Closed SeedOfOnan closed 2 years ago
I believe the code is correct as written. Would you be able to give a specific example of a codepoint ('\u{?????}'
) where either of the functions incorrectly returns true?
Following my formula, 0xE03FF for either function.
Both functions return false for that codepoint.
Sorry, I edited my post. Did you catch that?
Yes.
I'm probably confused about something, lol. Okay, now I see my mistake: TRIE_CONTINUE.0.get(1793).unwrap_or(&0) is (None.unwrap_or(&0)) = 0, so everything's fine. Sorry to bother you. I incorrectly imagined the unwrap_or() providing an index of 0 into TRIE_CONTINUE yielding 4. Derp!

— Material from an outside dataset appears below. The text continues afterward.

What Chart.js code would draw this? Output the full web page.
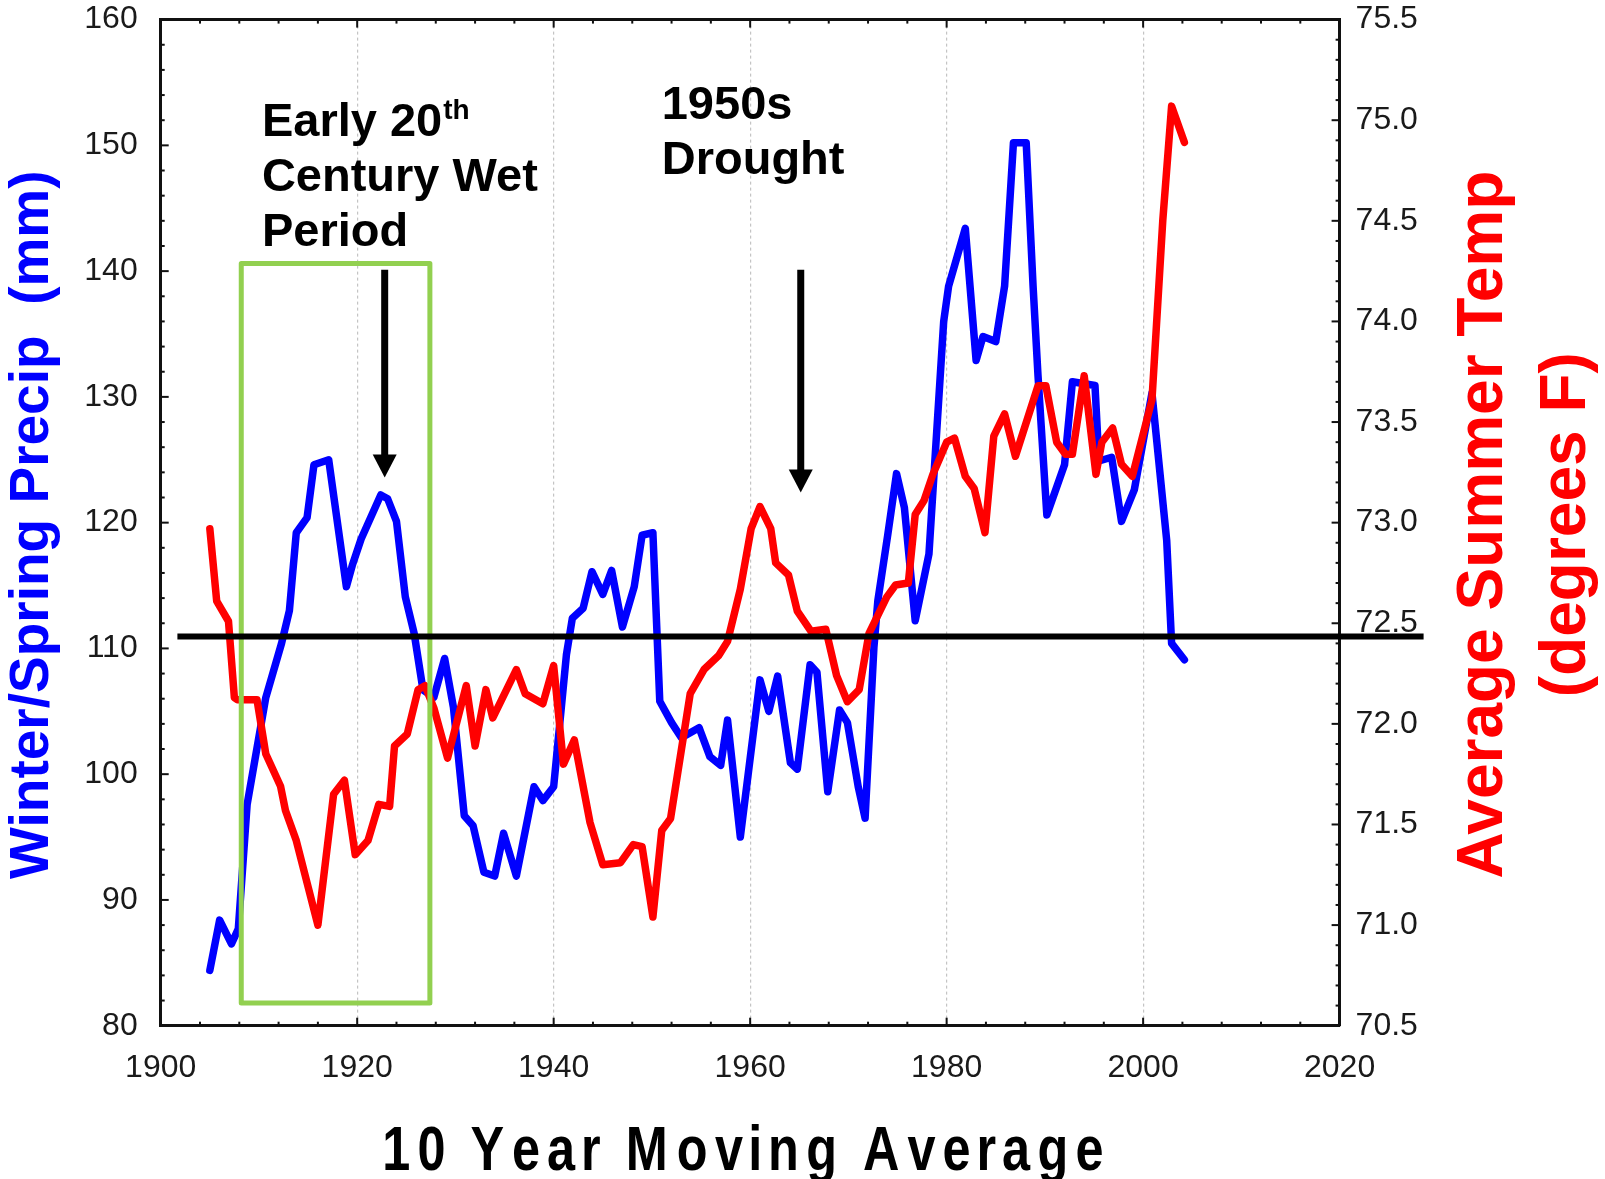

In reviewing the code, I believe that is_xid_start() returns true for Unicode points above 0x32400 that have their lowest bits ranging from 0x100-0x1FF (plus various ones from 0x0-0x100), and similarly for is_xid_continue() above 0xE0200. The problem is that for unicode points that high, the variable chunk is 4 (respectively 8) giving offsets into the LEAF table other than 0 thru 0x1F, the only chunk in LEAF that is all false for 512 bits straight. A simple fix would be to change ".unwrap_or(&0)" to default to 0x11 where (it happens that) both TRIE_START[0x11] and TRIE_CONTINUE[0x11] yield zero. But after running generate, that could change? Alternatively, range checking the variable ch (or chunk) would also fix it (maybe at the cost of performance, which I expect you're aiming to avoid).